# THE REQUEST:
Copy exactly the lines from the line containing "Write the matplotlib code for this chart." to the line containing "42.7, 54.4, 70.3]", both lines included, and omit any pictures.

# ENTRIES SUPPLIED:
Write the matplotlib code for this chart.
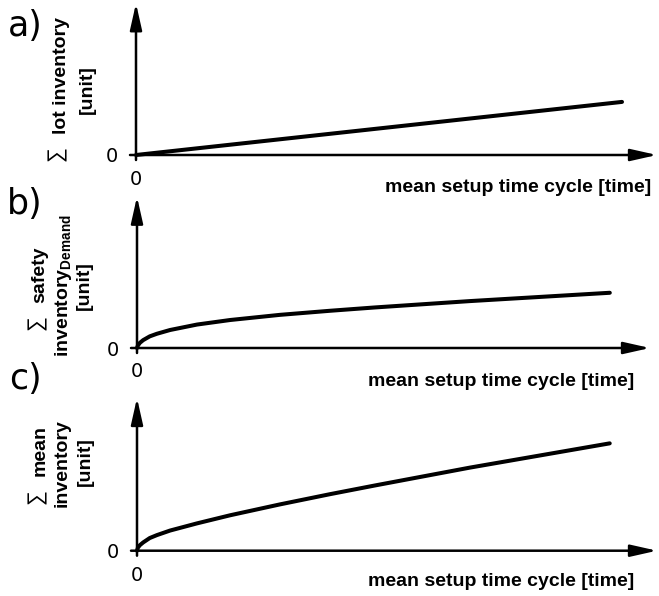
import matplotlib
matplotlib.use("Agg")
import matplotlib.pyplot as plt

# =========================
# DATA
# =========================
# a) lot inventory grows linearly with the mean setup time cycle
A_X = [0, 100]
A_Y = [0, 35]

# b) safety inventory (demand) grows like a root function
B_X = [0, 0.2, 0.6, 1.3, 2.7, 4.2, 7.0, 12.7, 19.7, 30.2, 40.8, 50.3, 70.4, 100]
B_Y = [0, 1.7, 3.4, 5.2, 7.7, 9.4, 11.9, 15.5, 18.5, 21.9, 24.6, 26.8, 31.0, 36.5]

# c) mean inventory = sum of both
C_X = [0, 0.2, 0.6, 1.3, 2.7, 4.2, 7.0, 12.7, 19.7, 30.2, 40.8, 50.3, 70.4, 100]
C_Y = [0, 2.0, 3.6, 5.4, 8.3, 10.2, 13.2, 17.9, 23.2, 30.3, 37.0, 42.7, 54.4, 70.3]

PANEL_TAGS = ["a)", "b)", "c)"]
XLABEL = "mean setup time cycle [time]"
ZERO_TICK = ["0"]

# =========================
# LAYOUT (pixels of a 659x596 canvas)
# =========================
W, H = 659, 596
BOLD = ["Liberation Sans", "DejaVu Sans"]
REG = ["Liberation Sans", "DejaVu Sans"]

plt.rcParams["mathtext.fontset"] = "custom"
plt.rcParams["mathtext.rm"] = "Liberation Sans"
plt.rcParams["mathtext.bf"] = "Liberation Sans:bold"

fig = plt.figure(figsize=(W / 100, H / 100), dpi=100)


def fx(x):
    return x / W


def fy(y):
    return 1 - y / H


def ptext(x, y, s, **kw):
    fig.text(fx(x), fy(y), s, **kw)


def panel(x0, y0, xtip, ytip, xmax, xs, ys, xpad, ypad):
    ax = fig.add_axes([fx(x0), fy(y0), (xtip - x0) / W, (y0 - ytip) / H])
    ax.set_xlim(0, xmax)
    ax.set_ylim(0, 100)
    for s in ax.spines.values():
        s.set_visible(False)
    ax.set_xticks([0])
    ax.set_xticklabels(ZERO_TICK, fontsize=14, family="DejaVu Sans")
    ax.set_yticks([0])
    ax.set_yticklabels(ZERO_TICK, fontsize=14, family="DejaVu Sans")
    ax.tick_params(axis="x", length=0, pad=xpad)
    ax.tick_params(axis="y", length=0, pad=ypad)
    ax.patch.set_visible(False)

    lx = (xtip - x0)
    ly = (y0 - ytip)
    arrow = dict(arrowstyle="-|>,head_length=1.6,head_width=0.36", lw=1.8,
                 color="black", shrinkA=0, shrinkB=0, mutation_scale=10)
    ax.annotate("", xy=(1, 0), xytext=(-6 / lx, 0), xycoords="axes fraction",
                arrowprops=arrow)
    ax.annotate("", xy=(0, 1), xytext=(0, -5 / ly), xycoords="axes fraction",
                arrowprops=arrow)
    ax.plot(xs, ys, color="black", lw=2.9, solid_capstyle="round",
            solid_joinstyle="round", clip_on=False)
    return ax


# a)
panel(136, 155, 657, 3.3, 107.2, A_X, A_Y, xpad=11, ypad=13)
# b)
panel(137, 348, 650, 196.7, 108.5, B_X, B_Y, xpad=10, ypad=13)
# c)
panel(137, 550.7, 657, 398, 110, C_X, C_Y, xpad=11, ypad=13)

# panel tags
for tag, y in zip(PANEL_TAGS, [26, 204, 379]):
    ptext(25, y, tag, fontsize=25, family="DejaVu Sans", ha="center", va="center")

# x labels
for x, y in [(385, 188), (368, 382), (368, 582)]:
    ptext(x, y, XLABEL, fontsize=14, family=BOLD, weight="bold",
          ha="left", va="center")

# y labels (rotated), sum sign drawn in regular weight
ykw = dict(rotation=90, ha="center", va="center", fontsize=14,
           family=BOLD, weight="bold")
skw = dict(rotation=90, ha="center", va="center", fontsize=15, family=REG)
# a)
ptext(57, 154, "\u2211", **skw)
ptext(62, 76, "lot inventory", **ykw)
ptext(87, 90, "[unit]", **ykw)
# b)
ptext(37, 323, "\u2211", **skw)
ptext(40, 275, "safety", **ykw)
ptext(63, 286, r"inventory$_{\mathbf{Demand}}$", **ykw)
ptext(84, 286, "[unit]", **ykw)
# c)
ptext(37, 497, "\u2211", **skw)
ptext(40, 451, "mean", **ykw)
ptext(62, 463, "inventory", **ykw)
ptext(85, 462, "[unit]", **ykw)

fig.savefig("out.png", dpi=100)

==

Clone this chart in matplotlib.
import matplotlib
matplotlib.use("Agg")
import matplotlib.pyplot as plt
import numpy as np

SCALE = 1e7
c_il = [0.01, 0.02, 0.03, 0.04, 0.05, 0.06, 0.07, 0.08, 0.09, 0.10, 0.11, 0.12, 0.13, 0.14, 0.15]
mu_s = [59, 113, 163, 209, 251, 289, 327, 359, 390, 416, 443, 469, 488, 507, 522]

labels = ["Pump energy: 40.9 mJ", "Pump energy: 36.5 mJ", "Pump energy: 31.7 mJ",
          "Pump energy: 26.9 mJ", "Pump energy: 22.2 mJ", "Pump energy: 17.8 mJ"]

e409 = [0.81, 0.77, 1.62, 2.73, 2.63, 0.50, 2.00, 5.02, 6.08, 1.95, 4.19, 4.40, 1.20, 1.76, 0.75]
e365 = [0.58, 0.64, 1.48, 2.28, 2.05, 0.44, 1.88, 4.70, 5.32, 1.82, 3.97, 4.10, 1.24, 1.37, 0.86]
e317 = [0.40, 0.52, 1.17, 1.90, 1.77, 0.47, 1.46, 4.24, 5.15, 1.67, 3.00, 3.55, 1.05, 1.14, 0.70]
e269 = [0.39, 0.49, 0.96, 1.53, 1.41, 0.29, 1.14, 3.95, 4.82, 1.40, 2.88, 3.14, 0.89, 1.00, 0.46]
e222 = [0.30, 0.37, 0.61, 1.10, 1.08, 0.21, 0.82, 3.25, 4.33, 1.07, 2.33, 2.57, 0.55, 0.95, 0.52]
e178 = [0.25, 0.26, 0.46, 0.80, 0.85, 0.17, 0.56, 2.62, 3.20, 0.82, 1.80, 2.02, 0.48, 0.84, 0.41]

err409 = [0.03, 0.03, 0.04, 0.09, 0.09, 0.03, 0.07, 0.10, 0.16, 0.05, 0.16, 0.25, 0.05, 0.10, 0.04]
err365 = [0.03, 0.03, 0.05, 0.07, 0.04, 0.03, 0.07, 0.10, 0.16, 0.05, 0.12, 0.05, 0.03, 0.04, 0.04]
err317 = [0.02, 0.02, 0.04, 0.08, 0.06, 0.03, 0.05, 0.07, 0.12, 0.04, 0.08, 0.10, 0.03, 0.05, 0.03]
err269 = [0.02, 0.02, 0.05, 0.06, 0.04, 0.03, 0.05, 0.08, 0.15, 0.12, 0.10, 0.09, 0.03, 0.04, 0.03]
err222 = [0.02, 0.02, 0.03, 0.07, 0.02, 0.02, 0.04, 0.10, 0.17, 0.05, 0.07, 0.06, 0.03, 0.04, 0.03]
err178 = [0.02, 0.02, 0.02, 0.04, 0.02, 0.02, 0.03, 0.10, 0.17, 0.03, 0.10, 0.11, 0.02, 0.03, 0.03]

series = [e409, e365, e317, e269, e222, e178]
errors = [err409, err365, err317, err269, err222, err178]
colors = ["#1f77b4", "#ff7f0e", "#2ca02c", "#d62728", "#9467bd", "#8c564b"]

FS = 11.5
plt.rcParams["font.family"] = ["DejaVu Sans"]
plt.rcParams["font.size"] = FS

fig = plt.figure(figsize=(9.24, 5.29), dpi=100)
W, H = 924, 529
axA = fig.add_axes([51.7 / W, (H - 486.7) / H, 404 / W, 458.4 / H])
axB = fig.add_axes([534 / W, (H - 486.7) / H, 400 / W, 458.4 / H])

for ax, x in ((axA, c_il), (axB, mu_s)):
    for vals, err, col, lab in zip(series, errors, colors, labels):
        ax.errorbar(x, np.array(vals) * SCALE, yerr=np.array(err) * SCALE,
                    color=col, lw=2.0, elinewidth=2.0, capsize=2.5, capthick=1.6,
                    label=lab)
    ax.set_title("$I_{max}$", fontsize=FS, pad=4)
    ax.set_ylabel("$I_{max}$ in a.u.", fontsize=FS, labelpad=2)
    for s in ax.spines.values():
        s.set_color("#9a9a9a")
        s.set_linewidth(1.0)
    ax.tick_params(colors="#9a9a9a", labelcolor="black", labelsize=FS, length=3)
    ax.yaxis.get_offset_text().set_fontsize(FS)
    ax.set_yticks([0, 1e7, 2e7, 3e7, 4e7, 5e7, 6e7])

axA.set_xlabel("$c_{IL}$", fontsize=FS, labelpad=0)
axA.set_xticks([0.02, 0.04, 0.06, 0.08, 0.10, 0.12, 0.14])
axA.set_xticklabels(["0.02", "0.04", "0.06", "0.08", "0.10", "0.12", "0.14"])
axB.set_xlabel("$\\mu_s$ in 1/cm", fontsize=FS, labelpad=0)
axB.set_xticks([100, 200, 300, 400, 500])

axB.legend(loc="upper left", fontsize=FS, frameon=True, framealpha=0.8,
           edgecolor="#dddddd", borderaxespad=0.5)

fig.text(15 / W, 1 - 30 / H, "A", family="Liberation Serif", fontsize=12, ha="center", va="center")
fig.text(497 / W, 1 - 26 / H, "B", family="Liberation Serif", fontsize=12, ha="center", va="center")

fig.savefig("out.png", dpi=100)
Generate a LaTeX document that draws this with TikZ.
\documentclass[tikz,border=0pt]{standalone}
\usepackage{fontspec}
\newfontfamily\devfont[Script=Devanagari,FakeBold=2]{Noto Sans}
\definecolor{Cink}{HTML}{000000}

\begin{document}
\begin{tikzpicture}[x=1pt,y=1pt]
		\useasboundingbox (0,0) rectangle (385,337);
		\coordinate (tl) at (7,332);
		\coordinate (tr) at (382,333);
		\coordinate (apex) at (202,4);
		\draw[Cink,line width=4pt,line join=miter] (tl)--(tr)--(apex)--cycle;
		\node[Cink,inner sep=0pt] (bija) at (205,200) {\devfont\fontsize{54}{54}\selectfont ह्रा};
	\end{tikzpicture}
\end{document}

# RESULT OF THE EXERCISE:
Write the matplotlib code for this chart.
import matplotlib
matplotlib.use("Agg")
import matplotlib.pyplot as plt

# =========================
# DATA
# =========================
# a) lot inventory grows linearly with the mean setup time cycle
A_X = [0, 100]
A_Y = [0, 35]

# b) safety inventory (demand) grows like a root function
B_X = [0, 0.2, 0.6, 1.3, 2.7, 4.2, 7.0, 12.7, 19.7, 30.2, 40.8, 50.3, 70.4, 100]
B_Y = [0, 1.7, 3.4, 5.2, 7.7, 9.4, 11.9, 15.5, 18.5, 21.9, 24.6, 26.8, 31.0, 36.5]

# c) mean inventory = sum of both
C_X = [0, 0.2, 0.6, 1.3, 2.7, 4.2, 7.0, 12.7, 19.7, 30.2, 40.8, 50.3, 70.4, 100]
C_Y = [0, 2.0, 3.6, 5.4, 8.3, 10.2, 13.2, 17.9, 23.2, 30.3, 37.0, 42.7, 54.4, 70.3]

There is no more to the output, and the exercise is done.